Castle Valley is a place that looks like it was designed by a committee of cinematographers, and in a sense it was — the valley has appeared in so many car commercials, adventure films, and magazine covers that its visual identity has been shaped as much by cameras as by geology. But the cameras came because the landscape was already there, and what was already there is extraordinary: a broad desert valley flanked by towering red rock formations, dominated by the 400-foot freestanding spire of Castleton Tower, with the snow-capped La Sal Mountains rising behind everything like a painted backdrop that someone forgot to take down after the shoot.
Castleton Tower is the visual anchor of the valley and one of the most famous rock climbing destinations in America. The tower is a freestanding pillar of Wingate Sandstone — a single block of rock roughly 400 feet tall and barely 100 feet wide at its summit — separated from the main cliff face by erosion that has eaten away the softer rock on all sides. The first ascent was completed in 1961 by Layton Kor and Huntley Ingalls, and the Kor-Ingalls route remains one of the classic desert tower climbs in the American West. Modern climbers have established routes on every face, ranging from moderate crack climbs to desperate overhanging faces, and on any given spring or fall weekend several rope teams can be seen working their way up the tower's walls.
You do not need to be a climber to appreciate Castleton Tower.

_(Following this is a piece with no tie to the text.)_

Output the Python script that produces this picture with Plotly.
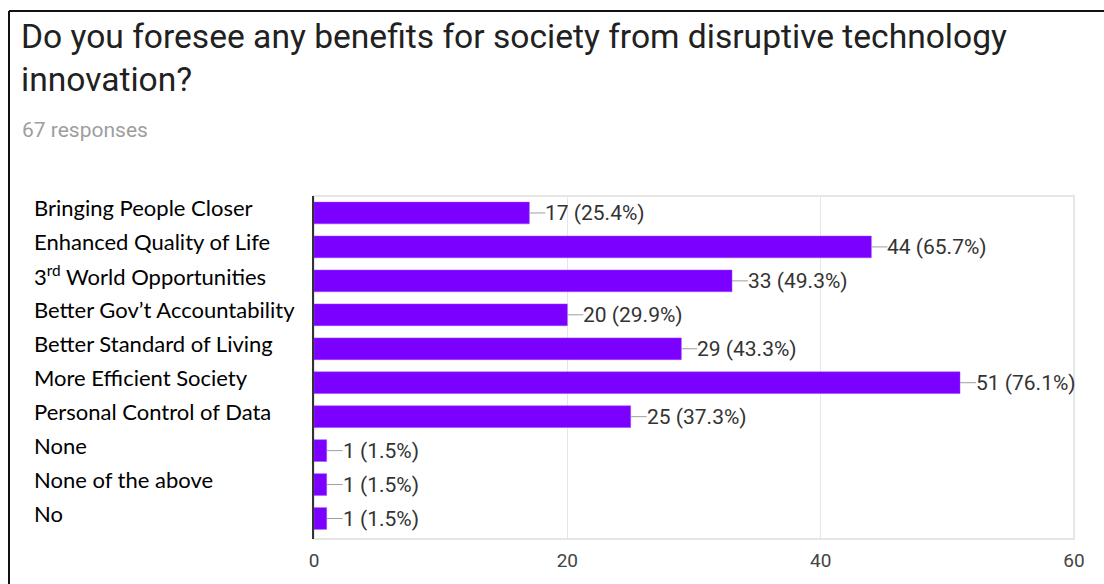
import plotly.graph_objects as go

# Survey answers, top to bottom
categories = [
    "Bringing People Closer",
    "Enhanced Quality of Life",
    "3rd World Opportunities",
    "Better Gov't Accountability",
    "Better Standard of Living",
    "More Efficient Society",
    "Personal Control of Data",
    "None",
    "None of the above",
    "No",
]
tick_labels = [
    "Bringing People Closer",
    "Enhanced Quality of Life",
    "3<sup>rd</sup> World Opportunities",
    "Better Gov\u2019t Accountability",
    "Better Standard of Living",
    "More Efficient Society",
    "Personal Control of Data",
    "None",
    "None of the above",
    "No",
]
counts = [17, 44, 33, 20, 29, 51, 25, 1, 1, 1]
percents = [25.4, 65.7, 49.3, 29.9, 43.3, 76.1, 37.3, 1.5, 1.5, 1.5]
total_responses = 67

W, H = 1104, 584
L, R, T, B = 314, 30, 196, 45
PW, PH = W - L - R, H - T - B


def px_x(x):
    return (x - L) / PW


def px_y(y):
    return (H - B - y) / PH


fig = go.Figure(
    go.Bar(
        x=counts,
        y=categories,
        orientation="h",
        marker=dict(color="#7b00ff", line=dict(color="#9a44ff", width=0.5)),
        width=0.64,
        hoverinfo="skip",
    )
)

annotations = []
shapes = []

# Title and subtitle
title_font = dict(family="Roboto", size=33.6, color="#212121")
annotations.append(dict(
    text="Do you foresee any benefits for society from disruptive technology",
    xref="paper", yref="paper", x=px_x(19), y=px_y(36), xanchor="left", yanchor="middle",
    showarrow=False, font=title_font,
))
annotations.append(dict(
    text="innovation?",
    xref="paper", yref="paper", x=px_x(19), y=px_y(80), xanchor="left", yanchor="middle",
    showarrow=False, font=title_font,
))
annotations.append(dict(
    text=f"{total_responses} responses",
    xref="paper", yref="paper", x=px_x(20), y=px_y(130), xanchor="left", yanchor="middle",
    showarrow=False, font=dict(family="Roboto", size=21, color="#9e9e9e"),
))

# Left-aligned category labels and value labels with leader lines
for cat, lab, c, p in zip(categories, tick_labels, counts, percents):
    annotations.append(dict(
        text=lab, xref="paper", yref="y", x=px_x(32), y=cat, xanchor="left", yanchor="middle",
        yshift=5, showarrow=False, font=dict(family="Lato", size=22, color="#000000"),
    ))
    annotations.append(dict(
        text=f"{c} ({p}%)", xref="x", yref="y", x=c, y=cat, xanchor="left", yanchor="middle",
        xshift=14, showarrow=False, font=dict(family="Roboto", size=21, color="#333333"),
    ))
    shapes.append(dict(
        type="line", xref="x", yref="y", xsizemode="pixel", xanchor=c,
        x0=0, x1=16, y0=cat, y1=cat, line=dict(color="#9e9e9e", width=1),
    ))

# Light frame around the plotting area
shapes.append(dict(
    type="rect", xref="paper", yref="paper", x0=0, x1=1, y0=0, y1=1,
    line=dict(color="#e6e6e6", width=2), layer="below",
))
# Outer border of the card: top and left edges
shapes.append(dict(
    type="line", xref="paper", yref="paper", x0=px_x(9), x1=px_x(1110), y0=px_y(11), y1=px_y(11),
    line=dict(color="#111111", width=2),
))
shapes.append(dict(
    type="line", xref="paper", yref="paper", x0=px_x(9), x1=px_x(9), y0=px_y(11), y1=px_y(590),
    line=dict(color="#111111", width=2),
))

fig.update_layout(
    width=W, height=H,
    margin=dict(l=L, r=R, t=T, b=B),
    paper_bgcolor="white", plot_bgcolor="white",
    showlegend=False,
    annotations=annotations,
    shapes=shapes,
    xaxis=dict(
        range=[0, 60], tickvals=[0, 20, 40, 60], showgrid=True, gridcolor="#e6e6e6", gridwidth=1,
        zeroline=False, showline=False, ticks="", ticklen=0, ticklabelstandoff=8,
        tickfont=dict(family="Roboto", size=19, color="#444444"),
    ),
    yaxis=dict(
        categoryorder="array", categoryarray=categories, autorange="reversed",
        showticklabels=False, showgrid=False, zeroline=False, showline=True,
        linecolor="#333333", linewidth=2, ticks="",
    ),
)

fig.write_html("out.html")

The formation is visible from the Castle Valley road, and several pullouts offer unobstructed views of the tower against the La Sal Mountains. The visual composition is so perfect — vertical red rock against horizontal white snow — that it has become one of the defining images of the Moab area. Photographers work the valley in every season, and each one produces a different version of the same impossible scene: autumn aspens golden on the mountain slopes behind the red tower, winter snow dusting the summit, spring light catching the Wingate walls at sunrise.
The Priest and Nuns, a row of dark pinnacles on the cliff rim east of Castleton Tower, add to the skyline with a Gothic drama that justifies their name. The formations are narrower and more numerous than Castleton, standing in a line along the cliff edge like figures in a procession. Together with Castleton Tower, they create a skyline that is one of the most recognizable in the Colorado Plateau.
Castle Valley itself is a residential community — a small, unincorporated collection of homes and ranches spread across the valley floor. The community has resisted commercial development with a determination that reflects the values of its residents, many of whom chose this location specifically for its beauty and remoteness. There are no hotels, no gas stations, no restaurants in Castle Valley. The nearest services are in Moab, about 15 miles to the southwest via the La Sal Mountain Loop Road or Highway 128 along the Colorado River.
The La Sal Mountain Loop Road, which climbs from Castle Valley into the La Sal Mountains, is one of the most scenic drives in the Moab area and one of the least traveled. The road gains over 4,000 feet of elevation, passing through desert scrub, pinyon-juniper woodland, aspen forest, and spruce-fir forest in rapid succession. The temperature drops noticeably with each thousand feet of elevation, and in summer the mountain meadows and aspen groves offer a cool refuge from the desert heat below. In autumn, the aspens turn gold against the dark conifers, and the views back down to Castle Valley and the red rock desert create one of the most striking elevation-to-desert contrasts in the state.
The valley is accessed from Highway 128, the Colorado River Road, via the Castle Valley turnoff about 15 miles northeast of Moab. The drive from the river corridor into the valley is a transition from one landscape to another — the narrow, cliff-walled river canyon opens suddenly into a broad valley of sage and grass, and Castleton Tower appears ahead like an exclamation point announcing that you have arrived somewhere significant.
Castle Valley occupies an interesting position in the Moab ecosystem. It is close enough to town to be accessible but far enough to feel separate. It is dramatic enough to attract international attention but quiet enough that the residents can still hear coyotes at night. It is a landscape that has been photographed millions of times and still manages to surprise people who see it in person for the first time, because no photograph can capture the scale of Castleton Tower against the mountains, the silence of the valley floor at dawn, or the way the light moves across the cliff faces like a slow hand painting them from gold to crimson to shadow over the course of an afternoon.